There are three $2 \times 2$ matrices $A$, $B$ and $C4 they satisfy the following relation
\begin{equation} A_{ij}=B_{ij}+[CB+(CB)^T]_{ij}x+(CBC^T)_{ij}x^2, \end{equation}
where $x$ is an arbitrary variable. I can not obtain the relation
\begin{equation} \det(A) = \det(B) \left( 1 + \mbox{Tr}(C)x + \det(C)x^2 \right)^2. \end{equation}
Who can give some advice to calculate the determinant, or tell me whether the relations is right.
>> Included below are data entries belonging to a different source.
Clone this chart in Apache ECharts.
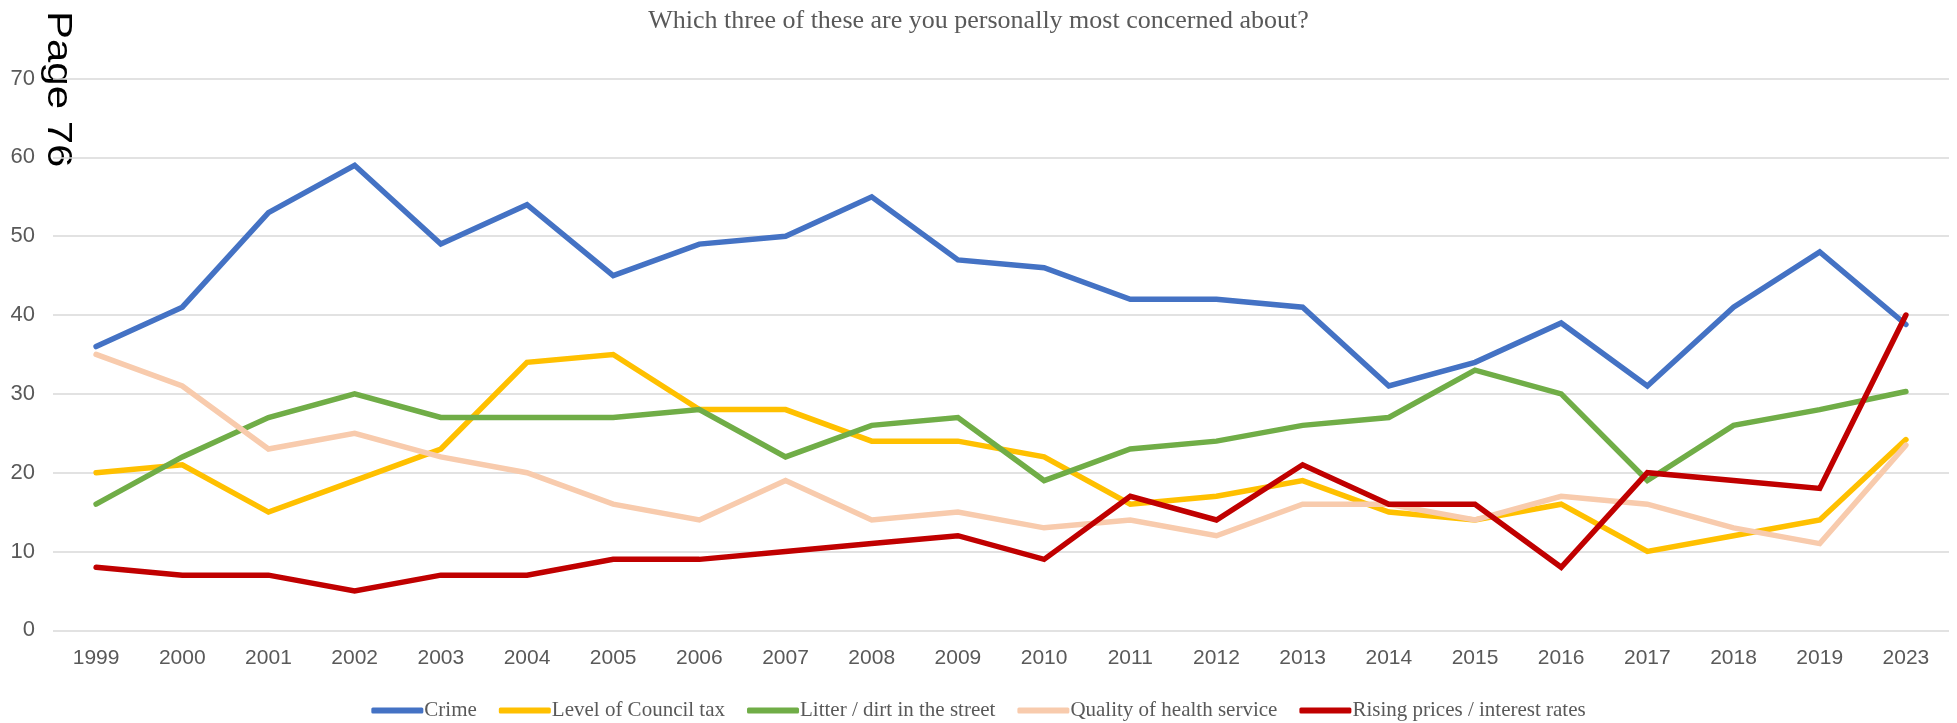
<!DOCTYPE html>
<html>
<head>
<meta charset="utf-8">
<script src="https://cdn.jsdelivr.net/npm/echarts@6/dist/echarts.min.js"></script>
<style>
html,body{margin:0;padding:0;background:#fff;}
#chart{width:1957px;height:723px;}
</style>
</head>
<body>
<div id="chart"></div>
<script>
const years = ['1999','2000','2001','2002','2003','2004','2005','2006','2007','2008','2009','2010','2011','2012','2013','2014','2015','2016','2017','2018','2019','2023'];
const crime = [36,41,53,59,49,54,45,49,50,55,47,46,42,42,41,31,34,39,31,41,48,38.8];
const councilTax = [20,21,15,19,23,34,35,28,28,24,24,22,16,17,19,15,14,16,10,12,14,24.2];
const litter = [16,22,27,30,27,27,27,28,22,26,27,19,23,24,26,27,33,30,19,26,28,30.3];
const health = [35,31,23,25,22,20,16,14,19,14,15,13,14,12,16,16,14,17,16,13,11,23.5];
const prices = [8,7,7,5,7,7,9,9,10,11,12,9,17,14,21,16,16,8,20,19,18,40];
const seriesNames = ['Crime','Level of Council tax','Litter / dirt in the street','Quality of health service','Rising prices / interest rates'];
const seriesColors = ['#4472C4','#FFC000','#70AD47','#F8CBAD','#C00000'];
const seriesData = [crime, councilTax, litter, health, prices];

const chart = echarts.init(document.getElementById('chart'));
chart.setOption({
  animation: false,
  backgroundColor: '#ffffff',
  title: {
    text: 'Which three of these are you personally most concerned about?',
    left: 'center',
    top: 3,
    textStyle: {fontFamily: 'Liberation Serif', fontSize: 26, fontWeight: 'normal', color: '#595959'}
  },
  legend: {
    bottom: -3,
    left: 'center',
    icon: 'roundRect',
    itemWidth: 52,
    itemHeight: 6,
    itemGap: 22,
    textStyle: {fontFamily: 'Liberation Serif', fontSize: 21, color: '#595959', padding: [0,0,0,-4]},
    data: seriesNames
  },
  grid: {left: 53, right: 8, top: 78.6, bottom: 92.7, containLabel: false},
  xAxis: {
    type: 'category',
    data: years,
    boundaryGap: true,
    axisLine: {show: false},
    axisTick: {show: false},
    axisLabel: {fontFamily: 'Liberation Sans', fontSize: 21, color: '#595959', margin: 17}
  },
  yAxis: {
    type: 'value',
    min: 0, max: 70, interval: 10,
    axisLine: {show: false},
    axisTick: {show: false},
    splitLine: {lineStyle: {color: '#D9D9D9', width: 1.5}},
    axisLabel: {fontFamily: 'Liberation Sans', fontSize: 22, color: '#595959', margin: 18}
  },
  series: seriesNames.map((n, i) => ({
    name: n,
    type: 'line',
    data: seriesData[i],
    symbol: 'none',
    color: seriesColors[i],
    lineStyle: {width: 5.5, color: seriesColors[i], cap: 'round', join: 'miter'}
  })),
  graphic: [{
    type: 'text',
    x: 58,
    y: 11,
    rotation: -Math.PI / 2,
    scaleX: 1.2,
    style: {text: 'Page 76', fontFamily: 'Liberation Sans', fontSize: 35, fill: '#000', textAlign: 'left', textVerticalAlign: 'middle'}
  }]
});
</script>
</body>
</html>
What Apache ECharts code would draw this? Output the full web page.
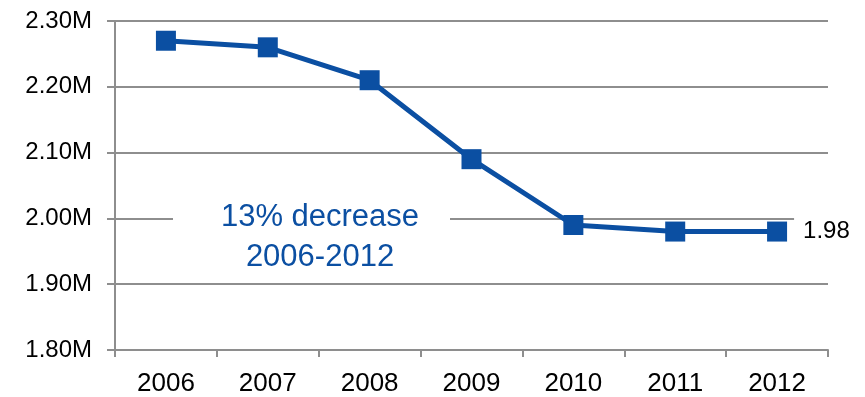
<!DOCTYPE html>
<html>
<head>
<meta charset="utf-8">
<script src="https://cdn.jsdelivr.net/npm/echarts@6/dist/echarts.min.js"></script>
<style>
  html, body { margin: 0; padding: 0; background: #fff; }
  #chart { width: 865px; height: 397px; }
</style>
</head>
<body>
<div id="chart"></div>
<script>
// Yearly totals, 2006-2012
const years = ['2006', '2007', '2008', '2009', '2010', '2011', '2012'];
const totals = [2270000, 2260000, 2210000, 2090000, 1990000, 1980000, 1980000];

// Value axis range
const yMin = 1800000;
const yMax = 2300000;
const yStep = 100000;

const noteLines = ['13% decrease', '2006-2012'];

const blue = '#0b4fa2';
const gridGray = '#8e8e8e';
const font = 'Liberation Sans, Arial, sans-serif';

// Only the final point carries a value label
const seriesData = totals.map((v, i) => {
  if (i !== totals.length - 1) return v;
  return {
    value: v,
    label: {
      show: true,
      formatter: p => (p.value / 1e6).toFixed(2),
      position: 'right',
      distance: 7,
      color: '#000',
      fontSize: 24,
      fontFamily: font,
      backgroundColor: '#fff',
      padding: [6, 4, 6, 9]
    }
  };
});

const chart = echarts.init(document.getElementById('chart'), null, { renderer: 'canvas' });

chart.setOption({
  animation: false,
  backgroundColor: '#fff',
  grid: { left: 115, right: 37, top: 21, bottom: 45, containLabel: false },
  xAxis: {
    type: 'category',
    data: years,
    boundaryGap: true,
    axisLine: { lineStyle: { color: gridGray, width: 2 } },
    axisTick: { show: true, length: 7, alignWithLabel: false, lineStyle: { color: gridGray, width: 2 } },
    axisLabel: { color: '#000', fontSize: 26, fontFamily: font, margin: 21 },
    splitLine: { show: false }
  },
  yAxis: {
    type: 'value',
    min: yMin,
    max: yMax,
    interval: yStep,
    axisLine: { show: true, lineStyle: { color: gridGray, width: 2 } },
    axisTick: { show: true, length: 8, lineStyle: { color: gridGray, width: 2 } },
    axisLabel: {
      color: '#000', fontSize: 24, fontFamily: font, margin: 23,
      formatter: v => (v / 1e6).toFixed(2) + 'M'
    },
    splitLine: { show: true, lineStyle: { color: gridGray, width: 2 } }
  },
  graphic: [
    {
      type: 'rect',
      shape: { x: 173, y: 198, width: 277, height: 78 },
      style: { fill: '#fff' },
      z: 50
    },
    {
      type: 'text',
      x: 320,
      y: 237,
      style: {
        text: noteLines.join('\n'),
        fill: blue,
        font: '31px ' + font,
        align: 'center',
        verticalAlign: 'middle',
        lineHeight: 40
      },
      z: 51
    }
  ],
  series: [{
    type: 'line',
    data: seriesData,
    symbol: 'rect',
    symbolSize: 20,
    lineStyle: { color: blue, width: 5 },
    itemStyle: { color: blue },
    z: 60,
    label: { show: false }
  }]
});
</script>
</body>
</html>
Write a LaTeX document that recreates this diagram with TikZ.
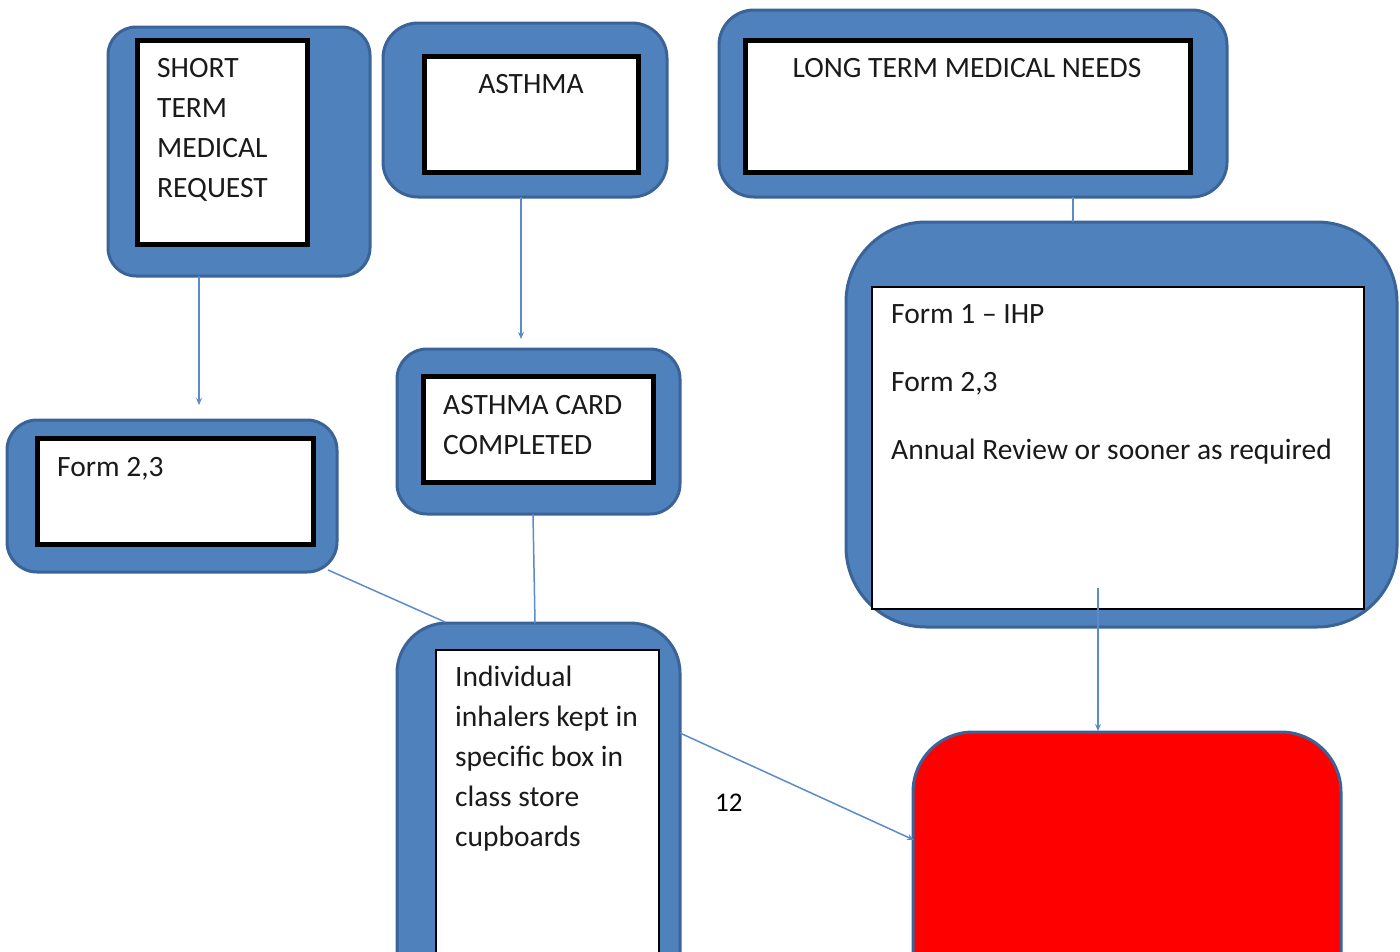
\documentclass[tikz,border=0pt]{standalone}
\usepackage{fontspec}
\setmainfont{Carlito}
\usetikzlibrary{arrows.meta,calc}
\definecolor{boxblue}{HTML}{4F81BD}
\definecolor{boxedge}{HTML}{3A6497}
\definecolor{linkblue}{HTML}{5B8BC9}
\definecolor{txt}{HTML}{1A1A1A}
\tikzset{
  outerbox/.style={draw=boxedge,line width=3pt,fill=boxblue,rectangle,inner sep=0pt},
  innerthick/.style={draw=black,line width=5pt,fill=white,rectangle,inner sep=0pt},
  innerthin/.style={draw=black,line width=2pt,fill=white,rectangle,inner sep=0pt},
  redbox/.style={draw=boxedge,line width=3pt,fill=red,rectangle,rounded corners=60pt,inner sep=0pt},
  label/.style={anchor=base west,inner sep=0pt,text=txt,font=\fontsize{29.5}{34}\selectfont},
  clabel/.style={anchor=base,inner sep=0pt,text=txt,font=\fontsize{29.5}{34}\selectfont},
  link/.style={draw=linkblue,line width=1.5pt},
  linkarrow/.style={link,-{Stealth[length=7pt,width=6pt]}}
}
\begin{document}
\begin{tikzpicture}[x=1pt,y=-1pt]
\useasboundingbox (0,0) rectangle (1400,951);
\clip (0,0) rectangle (1400,951);
% outer blue boxes
\node[outerbox,rounded corners=28pt,minimum width=262pt,minimum height=249pt] (shortO) at (239,151.5) {};
\node[outerbox,rounded corners=35pt,minimum width=284pt,minimum height=174pt] (asthmaO) at (525,110) {};
\node[outerbox,rounded corners=35pt,minimum width=508pt,minimum height=187pt] (longO) at (973,103.5) {};
\node[outerbox,rounded corners=80pt,minimum width=551pt,minimum height=405pt] (bigO) at (1121.5,424.5) {};
\node[outerbox,rounded corners=30pt,minimum width=330pt,minimum height=152pt] (formO) at (172,496) {};
\node[outerbox,rounded corners=30pt,minimum width=283pt,minimum height=165pt] (cardO) at (538.5,431.5) {};
\node[outerbox,rounded corners=50pt,minimum width=283pt,minimum height=427pt] (indO) at (538.5,836.5) {};
\node[redbox,minimum width=428pt,minimum height=318pt] (red) at (1127,891) {};
% inner white boxes
\node[innerthick,minimum width=170pt,minimum height=204pt] (shortI) at (222,142) {};
\node[innerthick,minimum width=214pt,minimum height=116pt] (asthmaI) at (531,114) {};
\node[innerthick,minimum width=445pt,minimum height=132pt] (longI) at (967.5,106) {};
\node[innerthin,minimum width=492pt,minimum height=322pt] (bigI) at (1118,448) {};
\node[innerthick,minimum width=276pt,minimum height=106pt] (formI) at (175,491) {};
\node[innerthick,minimum width=230pt,minimum height=106pt] (cardI) at (538,429) {};
\node[innerthin,minimum width=223pt,minimum height=400pt] (indI) at (547.5,850) {};
% texts
\node[label] (t1) at (157,77) {SHORT};
\node[label] (t2) at (157,117) {TERM};
\node[label] (t3) at (157,157) {MEDICAL};
\node[label] (t4) at (157,197) {REQUEST};
\node[clabel] (t5) at (531,93) {ASTHMA};
\node[clabel] (t6) at (967,77) {LONG TERM MEDICAL NEEDS};
\node[label] (t7) at (891,323) {Form 1 – IHP};
\node[label] (t8) at (891,391) {Form 2,3};
\node[label] (t9) at (891,459) {Annual Review or sooner as required};
\node[label] (t10) at (57,476) {Form 2,3};
\node[label] (t11) at (443,414) {ASTHMA CARD};
\node[label] (t12) at (443,454) {COMPLETED};
\node[label] (t13) at (455,686) {Individual};
\node[label] (t14) at (455,726) {inhalers kept in};
\node[label] (t15) at (455,766) {specific box in};
\node[label] (t16) at (455,806) {class store};
\node[label] (t17) at (455,846) {cupboards};
\node[label,text=black,font=\fontsize{27}{32}\selectfont] (t18) at (715,811) {12};
% connector ends
\coordinate (a1s) at (199,276);
\coordinate (a1e) at (199,405);
\coordinate (a2s) at (521,197);
\coordinate (a2e) at (521,339);
\coordinate (l1s) at (1073,197);
\coordinate (l1e) at (1073,222);
\coordinate (l2s) at (533,514);
\coordinate (l2e) at (535,623);
\coordinate (l3s) at (328,570);
\coordinate (l3e) at (445,622);
\coordinate (a3s) at (680,733);
\coordinate (a3e) at (914,840);
\coordinate (a4s) at (1098,588);
\coordinate (a4e) at (1098,731);
% connectors
\draw[linkarrow] (a1s) -- (a1e);
\draw[linkarrow] (a2s) -- (a2e);
\draw[link] (l1s) -- (l1e);
\draw[link] (l2s) -- (l2e);
\draw[link] (l3s) -- (l3e);
\draw[linkarrow] (a3s) -- (a3e);
\draw[linkarrow] (a4s) -- (a4e);
\end{tikzpicture}
\end{document}
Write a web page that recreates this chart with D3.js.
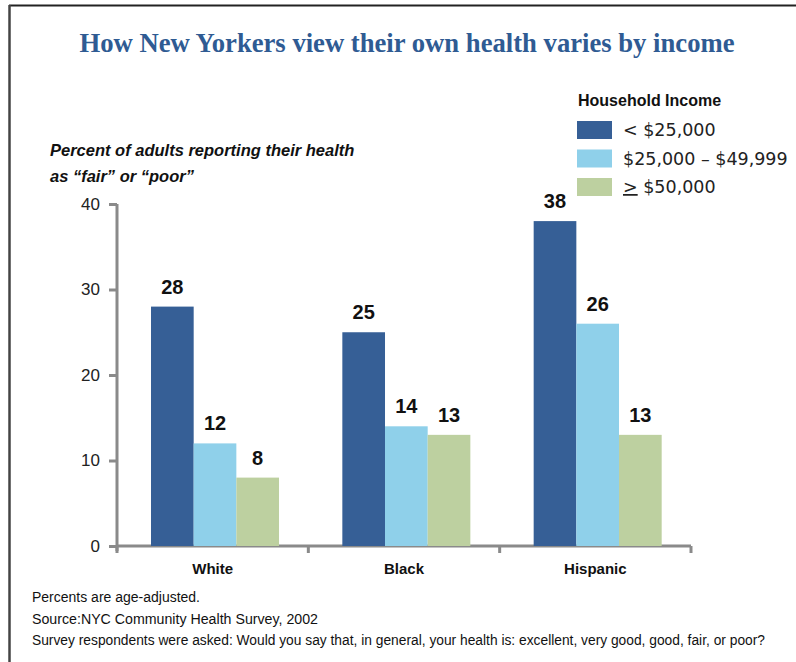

I would thank very much for any answers.
Are you sure the parenhteses are right?.
If $C=I$, then $A=B+(B+B^T)x+Bx^2$
And if $B=\begin{pmatrix}0&1\\0&0\end{pmatrix}$
Then $A=\begin{pmatrix}0&1+x+x^2\\x&0\end{pmatrix}$
whose determinant is $-x(1+x+x^2)\neq 0=\det B(1+2x+x^2)$, a part from three values of $x$.
Thus the claimed inequality cannot be true.
On the other hand, consider that for 2x2 matrices we have
$1+Tr(C)x+\det(C)x^2=\det(I+xC)$
Thus if $A=(I+Cx)B(I+C^tx)=B+BC^tx+CBx+CBC^tx^2=B+(CB+BC^T)x+CBC^Tx^2$ then $\det(A)=\det(B)\det(I+Cx)\det((I+Cx)^T)=\det B(\det(I+Cx))^2=\det B(1+Tr(C) x+\det(C)x^2)$
as desired.